En mi familia arden puros desde que el mundo es mundo.
Los primeros Alfonso de mi casta vivieron en la época en que Cuba era colonia española. Eran inmigrantes europeos y fueron dueños de esclavos, según se cuenta entre la parentela. Nunca he visto fotos de ellos, pero, dadas las circunstancias, no puedo dejar de imaginármelos con un puro entre los dientes. De Félix Alfonso, mi bisabuelo, sí que vi fotos (era feo el condenao) y, según me contaron los que lo conocieron, fumaba puros. Mi bisabuelo engendró cinco hijos varones, a los que sí conocí muy bien. Los cinco fumaron puros durante toda su vida de adultos. Mi abuelo incluso cosechaba la planta en su patio, y torcía sus propios tabacos. Recuerdo que, con la boca abierta de asombro, acodado en la vieja mesa de madera del comedor, lo veía alisar las hojas con sus manos y montar unas sobre otras para luego torcer, cortar y volver a torcer hasta conseguir un habano perfecto, según sus estándares. Murió con ochenta y siete años. Ya no fumaba. Durante el último periodo de su vida su relación con los tabacos se redujo a revender en La Habana la mercancía que le compraba a un tabaquero de Vuelta Abajo.

Mi padre también fuma puros desde que tuvo edad para hacerlo. Al momento en que escribo esto va rumbo a setenta y seis años, y cada tarde prende un puro en el balcón de su apartamento, lo acompaña con un café y disfruta de la puesta de sol.
Mi bisabuelo y mi abuelo por la parte de mi mamá también fueron grandes fumadores de puros. No guardo ningún recuerdo de mi bisabuelo Tinilo en donde el viejito no tuviese un puro en la boca.
Cómo no podía ser de otra manera, yo también fumo puros. Creo que desde hace treinta años, más o menos. Preferiblemente maduros y cosechados en Nicaragua porque en mi país de origen hace mucho tiempo que ya no se produce nada que sirva, a pesar de la propaganda y de las románticas creencias que todavía puedan albergar algunos incautos.

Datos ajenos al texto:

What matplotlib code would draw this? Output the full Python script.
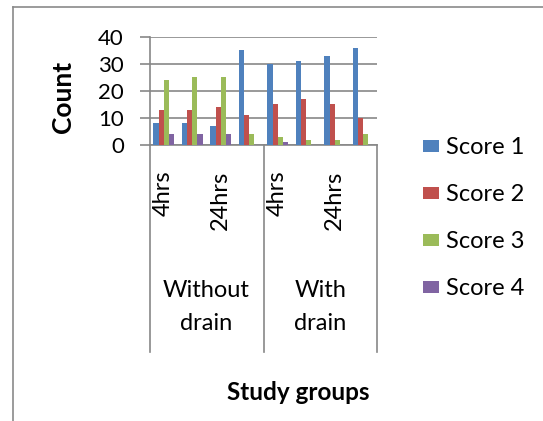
import matplotlib
matplotlib.use("Agg")
import matplotlib.pyplot as plt
import numpy as np
from matplotlib.lines import Line2D
from matplotlib.patches import Patch

plt.rcParams['font.family'] = ['Lato', 'DejaVu Sans']

groups = ["Without\ndrain", "With\ndrain"]
times = ["4hrs", "", "24hrs", ""]
series = ["Score 1", "Score 2", "Score 3", "Score 4"]
colors = ["#4F81BD", "#C0504D", "#9BBB59", "#8064A2"]

score1 = [8, 8, 7, 35, 30, 31, 33, 36]
score2 = [13, 13, 14, 11, 15, 17, 15, 10]
score3 = [24, 25, 25, 4, 3, 2, 2, 4]
score4 = [4, 4, 4, 0, 1, 0, 0, 0]
values = [score1, score2, score3, score4]

W, H = 543, 421
fig = plt.figure(figsize=(W / 100, H / 100), dpi=100)

# plot area in pixels
L, R, T, B = 149.5, 377.5, 36.7, 145.0
ax = fig.add_axes([L / W, 1 - B / H, (R - L) / W, (B - T) / H])
ph = B - T


def below(px):
    # pixel row -> axes fraction (negative below the x axis)
    return -(px - B) / ph


n = len(score1)
x = np.arange(n)
bw = 1 / 5.5  # gap width 150%
for i, (vals, c) in enumerate(zip(values, colors)):
    ax.bar(x + (i - 1.5) * bw, vals, width=bw, color=c, zorder=3)

grid_c = "#878787"
ax.set_xlim(-0.5, n - 0.5)
ax.set_ylim(0, 40)
ax.set_yticks([0, 10, 20, 30, 40])
ax.yaxis.grid(True, color=grid_c, linewidth=1.2, zorder=0)
ax.tick_params(axis='y', length=7, width=1.2, color=grid_c, pad=11.5,
               labelsize=16, direction='out')
ax.set_xticks([])
for s in ['top', 'right']:
    ax.spines[s].set_visible(False)
for s in ['left', 'bottom']:
    ax.spines[s].set_color(grid_c)
    ax.spines[s].set_linewidth(1.2)

# two-level category axis
trans = ax.get_xaxis_transform()
for xb in [-0.5, 3.5, 7.5]:
    ax.plot([xb, xb], [0, below(352)], transform=trans, color=grid_c,
            linewidth=1.2, clip_on=False)

per = len(times)
for g, gname in enumerate(groups):
    for t, tname in enumerate(times):
        if tname:
            ax.text(g * per + t, below(170.5), tname, transform=trans,
                    rotation=90, ha='center', va='top', fontsize=17)
    for k, line in enumerate(gname.split("\n")):
        ax.text(g * per + (per - 1) / 2, below(297 + 33 * k), line,
                transform=trans, ha='center', va='baseline', fontsize=17)

fig.text(63 / W, 1 - 96.5 / H, "Count", rotation=90, ha='center',
         va='center', fontsize=19, fontweight='bold')
fig.text(298 / W, 1 - 399.5 / H, "Study groups", ha='center',
         va='baseline', fontsize=17.5, fontweight='bold')

handles = [Patch(facecolor=c, label=s) for c, s in zip(colors, series)]
fig.legend(handles=handles, loc='upper left',
           bbox_to_anchor=(414 / W, 1 - 128 / H), frameon=False,
           fontsize=17, handlelength=0.65, handleheight=0.45,
           handletextpad=0.3, labelspacing=1.1, borderaxespad=0)

# chart area border
fig.add_artist(Line2D([12.5 / W, 12.5 / W], [0, 1 - 7.3 / H], color="#8a8a8a",
                      linewidth=1.2, transform=fig.transFigure))
fig.add_artist(Line2D([12.5 / W, 1], [1 - 7.3 / H, 1 - 7.3 / H],
                      color="#8a8a8a", linewidth=1.2,
                      transform=fig.transFigure))

fig.savefig("out.png", dpi=100, facecolor='white')
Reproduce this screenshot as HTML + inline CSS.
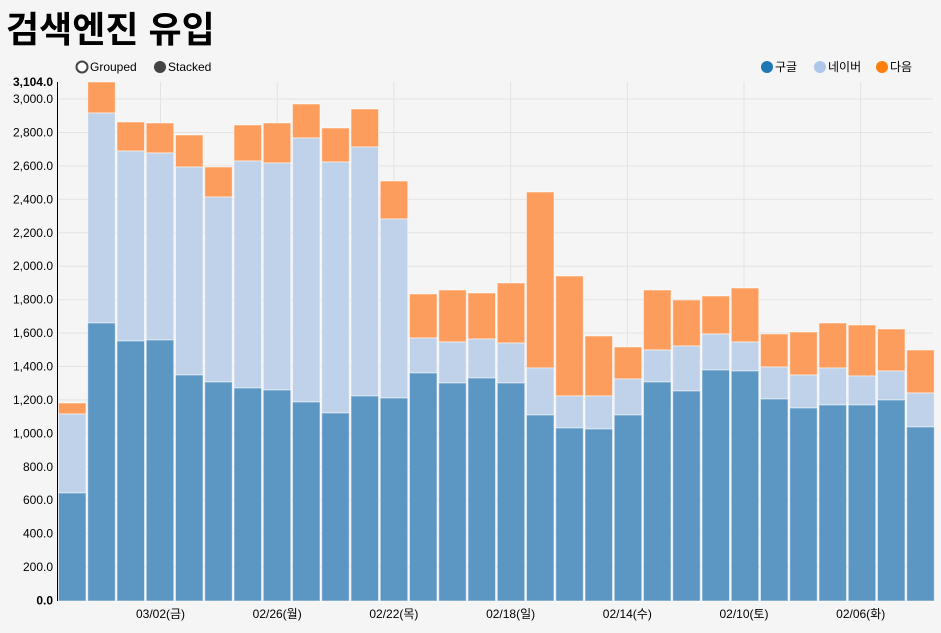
<!DOCTYPE html>
<html><head><meta charset="utf-8"><style>
html,body{margin:0;padding:0;background:#f5f5f5;width:941px;height:633px;overflow:hidden}
svg{display:block;font-family:"Liberation Sans","Noto Sans CJK KR",sans-serif}
</style></head><body>
<svg width="941" height="633" xmlns="http://www.w3.org/2000/svg">
<text x="6" y="42" font-size="36" font-weight="bold" fill="#000" font-family="'Liberation Sans','Noto Sans CJK KR',sans-serif">검색엔진 유입</text>
<circle cx="82" cy="67" r="5.5" fill="#fff" stroke="#444" stroke-width="2"/>
<text x="90" y="71" font-size="12" fill="#000">Grouped</text>
<circle cx="160" cy="67" r="6" fill="#444"/>
<text x="168" y="71" font-size="12" fill="#000">Stacked</text>
<circle cx="767" cy="67" r="6" fill="#1f77b4"/><text x="775" y="71" font-size="12">구글</text>
<circle cx="820" cy="67" r="6" fill="#aec7e8"/><text x="828" y="71" font-size="12">네이버</text>
<circle cx="882" cy="67" r="6" fill="#ff7f0e"/><text x="890" y="71" font-size="12">다음</text>
<g id="grid" stroke="#e3e3e3" stroke-width="1"></g>
<g id="bars"></g>
<line x1="57.5" y1="82" x2="57.5" y2="601" stroke="#000" stroke-width="1"/>
<g id="yl" font-size="12" text-anchor="end" fill="#000"></g>
<g id="xl" font-size="12" text-anchor="middle" fill="#000"></g>
</svg>
<script>
var ns="http://www.w3.org/2000/svg";
function el(p,t,a,txt){var e=document.createElementNS(ns,t);for(var k in a)e.setAttribute(k,a[k]);if(txt)e.textContent=txt;document.getElementById(p).appendChild(e);}
var y0=600.5,s=0.16715;
for(var v=200;v<=3000;v+=200){var y=y0-v*s;el('grid','line',{x1:58,x2:933,y1:y,y2:y});}
for(var v=0;v<=3000;v+=200){var y=y0-v*s;el('yl','text',{x:53,y:y+4,'font-weight':v==0?'bold':'normal'},v.toLocaleString('en-US')+'.0');}
el('yl','text',{x:53,y:86,'font-weight':'bold'},'3,104.0');
var labs=['03/02(금)','02/26(월)','02/22(목)','02/18(일)','02/14(수)','02/10(토)','02/06(화)'];
for(var i=0;i<7;i++){var x=160.5+i*116.7;el('grid','line',{x1:x,x2:x,y1:82,y2:601});el('xl','text',{x:x,y:618},labs[i]);}
var d=[[493,414,403],[323,113,82],[341,151,122],[340,153,123],[375,167,135],[382,197,167],[388,161,125],[390,163,123],[402,138,104],[413,162,128],[396,147,109],[398,219,181],[373,338,294],[383,342,290],[378,339,293],[383,343,283],[415,368,192],[428,396,276],[429,396,336],[415,379,347],[382,350,290],[391,346,300],[370,334,296],[371,342,288],[399,367,334],[408,375,332],[405,368,323],[405,376,325],[400,371,329],[427,393,350]];
for(var i=0;i<30;i++){var x=58.5+i*29.25,w=27.5,b=d[i];
el('bars','rect',{x:x,y:b[2],width:w,height:b[1]-b[2],fill:'#fc9d5e',stroke:'#fff','stroke-opacity':0.5,'stroke-width':1});
el('bars','rect',{x:x,y:b[1],width:w,height:b[0]-b[1],fill:'#c0d2ea',stroke:'#fff','stroke-opacity':0.5,'stroke-width':1});
el('bars','rect',{x:x,y:b[0],width:w,height:601-b[0],fill:'#5c97c4',stroke:'#fff','stroke-opacity':0.5,'stroke-width':1});}
</script>
</body></html>
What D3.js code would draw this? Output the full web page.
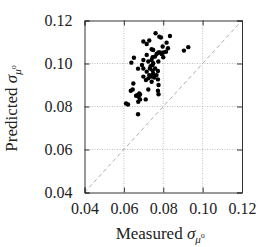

En mi familia fumamos puros por cualquier motivo: para celebrar un nacimiento o porque hay un velorio, durante una fiesta o después de un café, porque estamos en la playa, porque es atardecer, porque nos vamos de pesca o porque no hay nada más que hacer. Cualquier pretexto es bueno.
La costumbre podría morir conmigo.
Mi hijo mayor, de vez en cuando prende un puro, pero no es ni medianamente el fumador promedio que durante tantas generaciones ha existido en mi familia. Quizás el mundo esté cambiando tanto y tan aprisa que la usanza familiar ceda el paso a los tramposos vipers. Espero no vivir para verlo.
Mientras ese día llega, seguiré haciendo arder un purito de vez en cuando. Seguiré compartiendo uno de esos con mi padre, en su balcón o en el mío. Seguiré escuchando blues y saboreando un bourbon mientras intento conservar intacta la ceniza de un buen puro, solo por ver hasta dónde consigo llegar.
Me mantendré fiel a la costumbre de los Alfonso, grandes fumadores de buenos puros y a lo mejor, el ultimo me lo fumaré yo.